"Architectural History or Landscape History?"By Dell Upton, University of California Berkeley
- Citation: Dell Upton. “Architectural History or Landscape History?” Journal of Architectural Education. (1984-), Vol. 44, No. 4. (Aug., 1991), pp. 195-199.
- Argument: Upton argues that architectural history has been a biography of designers and instead should encompass human experience and social interaction to evaluate work.
- Author: Dell Upton was educated at Colgate and Brown. He earned his Ph.D. American Civilization, at Brown University; a M.A. American Civilization, at Brown University and a B.A. History, English, at Colgate University. He is a Professor of various courses focusing on the architectural and the cultural. He was a consultant and chief catalogue essayist for the Metropolitan Museum of Art’s 2000 exhibition Art and the Empire City: New York, 1825-1861. Upton has a multitude of published works including: Another City: Urban Life and Urban Spaces in the New American Republic 2008, Architecture in the United States 1998, Holy Things and Profane: Anglican Parish Churches in Colonial Virginia 1986. He is also working on a world history of architecture. (http://www.arthistory.ucla.edu/people/faculty/dupton/)
- Method: Upton argues that architectural history has been a biography of designers and instead should encompass human experience and social interaction to evaluate work. Dell Upton makes his argument by describing how previous accounts of architectural history are more a biography of the designer and builder. How each time period is viewed is marked by a certain building or designer. This way of defining history lacks a focus on the human made environment. He cites sociological analysis to support his claim. For example, “defining a distinctive realm of expertise and of devising a mechanism for limiting entrance to its practice.” This source elaborates on how professionalism started and the tools it uses to be more exclusive. The universal notion of style has been refined and preserved since the renaissance by people who are not part of vernacular and who gained professional status from certain education and training. Upton looks extensively into sociological writings on cultural hierarchy to explain why some works are considered aesthetically pleasing and others not.

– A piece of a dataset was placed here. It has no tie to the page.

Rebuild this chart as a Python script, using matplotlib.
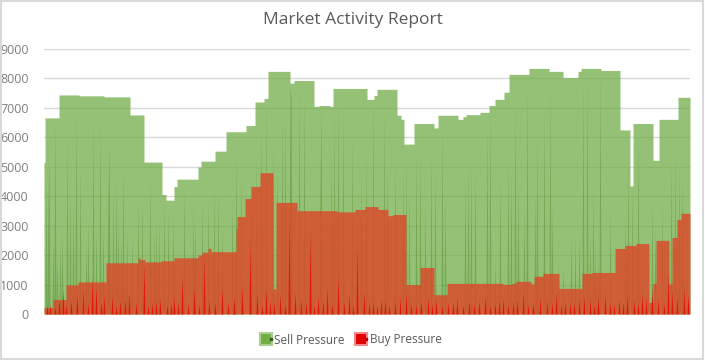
import numpy as np
import matplotlib.pyplot as plt
from matplotlib.lines import Line2D
from matplotlib.patches import Rectangle
from matplotlib.legend_handler import HandlerTuple

plt.rcParams['font.family'] = ['Open Sans', 'DejaVu Sans']

n_days = 646

# step envelope: first day of each level, and its value
sell_start = [0, 1, 15, 35, 60, 86, 100, 118, 122, 130, 133, 154, 157, 171, 182,
              202, 211, 220, 224, 246, 250, 270, 275, 286, 289, 323, 330, 333,
              353, 357, 360, 370, 390, 394, 414, 419, 422, 436, 445, 451, 460,
              465, 485, 505, 519, 534, 537, 557, 576, 586, 589, 609, 615, 634]
sell_level = [5150, 6660, 7440, 7410, 7375, 6760, 5160, 4060, 3865, 4330, 4580,
              4990, 5190, 5530, 6190, 6400, 7200, 7320, 8240, 7840, 7930, 7050,
              7080, 7050, 7660, 7290, 7420, 7630, 6750, 6610, 5770, 6470, 6320,
              6750, 6610, 6700, 6770, 6850, 7080, 7290, 7530, 8140, 8340, 8240,
              8030, 8240, 8340, 8270, 6250, 4350, 6470, 5220, 6610, 7360]

buy_start = [0, 9, 22, 34, 62, 94, 96, 101, 117, 130, 154, 158, 164, 167, 192,
             193, 201, 207, 216, 229, 232, 253, 293, 311, 321, 334, 344, 349,
             362, 376, 390, 403, 459, 468, 472, 487, 490, 499, 515, 538, 548,
             571, 581, 592, 605, 609, 612, 625, 628, 633, 637]
buy_level = [215, 490, 990, 1090, 1740, 1910, 1850, 1770, 1810, 1910, 2010,
             2100, 2230, 2115, 2900, 3310, 3920, 4330, 4800, 850, 3790, 3510,
             3470, 3550, 3650, 3550, 3340, 3380, 1000, 1580, 655, 1040, 1005,
             1040, 1110, 1020, 1280, 1380, 870, 1380, 1410, 2225, 2330, 2395,
             395, 1040, 2500, 1020, 2600, 3210, 3420]

# single-day spikes (day, value)
sell_spike_day = [2, 4, 5, 9, 11, 13, 16, 18, 23, 26, 29, 32, 36, 42, 44, 49, 52,
                  56, 59, 64, 65, 69, 72, 74, 77, 79, 83, 88, 94, 98, 106, 110,
                  112, 115, 120, 124, 129, 140, 149, 151, 158, 164, 170, 174,
                  178, 188, 192, 197, 207, 212, 217, 222, 229, 233, 238, 241,
                  246, 247, 255, 260, 267, 276, 277, 287, 290, 294, 299, 308,
                  317, 322, 329, 340, 343, 351, 359, 362, 365, 372, 376, 381,
                  387, 391, 398, 401, 421, 424, 427, 431, 443, 446, 451, 456,
                  464, 467, 471, 474, 480, 483, 491, 493, 500, 506, 508, 514,
                  519, 527, 531, 535, 539, 543, 546, 549, 551, 554, 556, 566,
                  581, 584, 588, 594, 598, 608, 611, 618, 627, 631, 635, 638]
sell_spike_val = [4670, 3650, 5180, 2510, 6600, 1940, 2460, 2850, 5980, 4330,
                  3880, 6830, 5010, 2460, 3080, 6550, 2850, 6490, 3190, 3760,
                  5810, 4220, 4670, 3190, 2630, 5010, 2800, 2740, 3880, 3880,
                  4610, 2740, 3190, 3190, 3820, 3540, 3360, 4270, 3700, 3140,
                  3880, 3820, 4330, 4220, 2850, 3880, 5510, 4720, 4720, 5340,
                  6360, 7150, 5910, 5010, 6760, 6760, 7720, 7320, 7550, 7380,
                  3760, 4050, 6980, 5460, 6810, 7320, 6810, 5910, 4670, 5400,
                  7380, 6760, 5010, 5230, 4890, 5120, 4220, 5570, 5340, 3760,
                  5340, 4780, 6300, 3880, 4550, 4950, 5010, 4890, 6360, 6930,
                  1840, 4550, 5230, 4780, 7100, 4500, 3540, 7770, 4100, 6020,
                  6810, 7770, 3650, 1840, 1560, 2520, 2630, 2750, 7830, 7940,
                  2750, 4280, 2290, 1840, 8170, 3480, 3310, 5230, 4220, 5910,
                  1610, 3880, 2970, 3650, 5120, 5340, 5010, 4600]

buy_spike_day = [3, 6, 11, 15, 19, 22, 27, 33, 39, 44, 48, 52, 57, 60, 68, 72,
                 76, 81, 85, 92, 100, 104, 108, 112, 116, 123, 127, 130, 134,
                 138, 144, 150, 155, 160, 165, 171, 178, 184, 190, 198, 206, 213,
                 218, 222, 226, 230, 236, 241, 245, 251, 257, 262, 266, 270, 274,
                 279, 283, 288, 294, 300, 305, 309, 313, 320, 325, 329, 333, 337,
                 341, 345, 351, 356, 362, 367, 372, 377, 384, 388, 392, 398, 404,
                 409, 413, 419, 425, 430, 435, 441, 446, 451, 455, 459, 464, 469,
                 473, 479, 484, 489, 496, 503, 508, 512, 517, 521, 526, 530, 535,
                 540, 546, 550, 554, 561, 566, 570, 575, 579, 583, 590, 594, 598,
                 602, 608, 614, 620, 624, 628, 633, 640, 644]
buy_spike_val = [300, 360, 250, 500, 820, 300, 450, 640, 820, 350, 1270, 930,
                 400, 640, 620, 280, 450, 500, 700, 380, 1730, 300, 400, 450,
                 520, 300, 380, 600, 420, 1300, 350, 900, 300, 2070, 450, 380,
                 900, 420, 600, 960, 2540, 700, 300, 850, 450, 400, 700, 350,
                 3330, 740, 500, 400, 2770, 300, 600, 450, 900, 350, 1300, 400,
                 700, 300, 2310, 740, 380, 400, 300, 510, 450, 280, 400, 560,
                 700, 350, 300, 450, 600, 350, 520, 300, 380, 420, 550, 300, 420,
                 350, 450, 600, 280, 380, 450, 520, 320, 430, 480, 700, 300, 380,
                 560, 450, 350, 700, 300, 420, 350, 380, 450, 600, 500, 300, 620,
                 680, 400, 320, 500, 380, 620, 480, 350, 700, 560, 960, 520, 380,
                 1420, 800, 600, 900, 650]


def steps(starts, levels):
    lengths = np.diff(starts + [n_days + 1])
    return np.repeat(levels, lengths)


def spikes(days, vals):
    s = np.zeros(n_days + 1)
    s[days] = vals
    return s


x = np.arange(n_days + 1)
sell = steps(sell_start, sell_level)
buy = steps(buy_start, buy_level)
sell_sp = spikes(sell_spike_day, sell_spike_val)
buy_sp = spikes(buy_spike_day, buy_spike_val)

fig = plt.figure(figsize=(7.05, 3.6), dpi=100)
ax = fig.add_axes([44 / 705, 46 / 360, 646 / 705, 265 / 360])

ax.fill_between(x, sell, step='post', color='#70ad47', alpha=0.75, lw=0, zorder=2)
ax.fill_between(x, sell_sp, color='#4e8a28', alpha=0.45, lw=0, zorder=3)
ax.fill_between(x, buy, step='post', color='#de4628', alpha=0.8, lw=0, zorder=4)
ax.fill_between(x, buy_sp, color='#e60000', alpha=0.75, lw=0, zorder=5)

ax.set_xlim(0, n_days)
ax.set_ylim(0, 9000)
ax.set_yticks(range(0, 9001, 1000))
ax.grid(axis='y', color='#d9d9d9', lw=1, zorder=1)
ax.set_axisbelow(True)
ax.set_xticks([])
ax.tick_params(axis='y', length=0, pad=11, labelsize=9, labelcolor='#7f7f7f')
for sp in ax.spines.values():
    sp.set_visible(False)

fig.text(0.5, 1 - 20 / 360, 'Market Activity Report', ha='center', va='center',
         fontsize=12.5, color='#595959')

h_sell = (Line2D([], [], marker='s', ls='', ms=9, mfc='#70ad47', mec='#a9d08e', mew=1.5),
          Line2D([], [], marker='s', ls='', ms=2, mfc='#375623', mec='#375623'))
h_buy = (Line2D([], [], marker='s', ls='', ms=9, mfc='#e00000', mec='#f4888c', mew=1.5),
         Line2D([], [], marker='s', ls='', ms=2, mfc='#c00000', mec='#c00000'))
fig.legend([h_sell, h_buy], ['Sell Pressure', 'Buy Pressure'],
           handler_map={tuple: HandlerTuple(ndivide=None, pad=0)},
           loc='center', bbox_to_anchor=(0.5, 1 - 340 / 360), ncol=2, frameon=False,
           fontsize=8.5, labelcolor='#595959', handlelength=0.8, handletextpad=0.1,
           columnspacing=1.2)

fig.patches.append(Rectangle((0.001, 0.002), 0.996, 0.995, transform=fig.transFigure,
                             fill=False, ec='#d9d9d9', lw=1.5))

fig.savefig('out.png', dpi=100)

- Key words: Human landscape, cultural landscape, perception
- Map: Please see Mind Map attached.
- Evaluate: Sources selected: “Aesthetics as an Intellectual Network” by Casey Haskins and “Space and the Perception of Time”by Victoria Meyers
- Rationale: “Aesthetics as an Intellectual Network”by Casey Haskins branched off from Upton’s ideas of the notion of aesthetics being created by the high cultured professionals. He argues that aesthetics of all kinds including art and music are monopolized and governed by a select group of high cultured professionals. He believes philosophical aesthetics is shared throughout all of the creative fields and he argues that they play off each other. “Space and the Perception of Time”by Victoria Meyers branches off the keyword perception that I selected from Upton’s article. She discusses how light, shadow, and textures affect the user’s perception and how it can be manipulated. Haskin’s ideas of high culture contribute to Upton’s thesis by reaffirming his claim that professionals in their fields produce our preconceived notion of aesthetics. While Meyer’s concepts on perception outlines the characteristics needed to create the human experience and social interaction Upton asserts is needed to evaluate architectural work.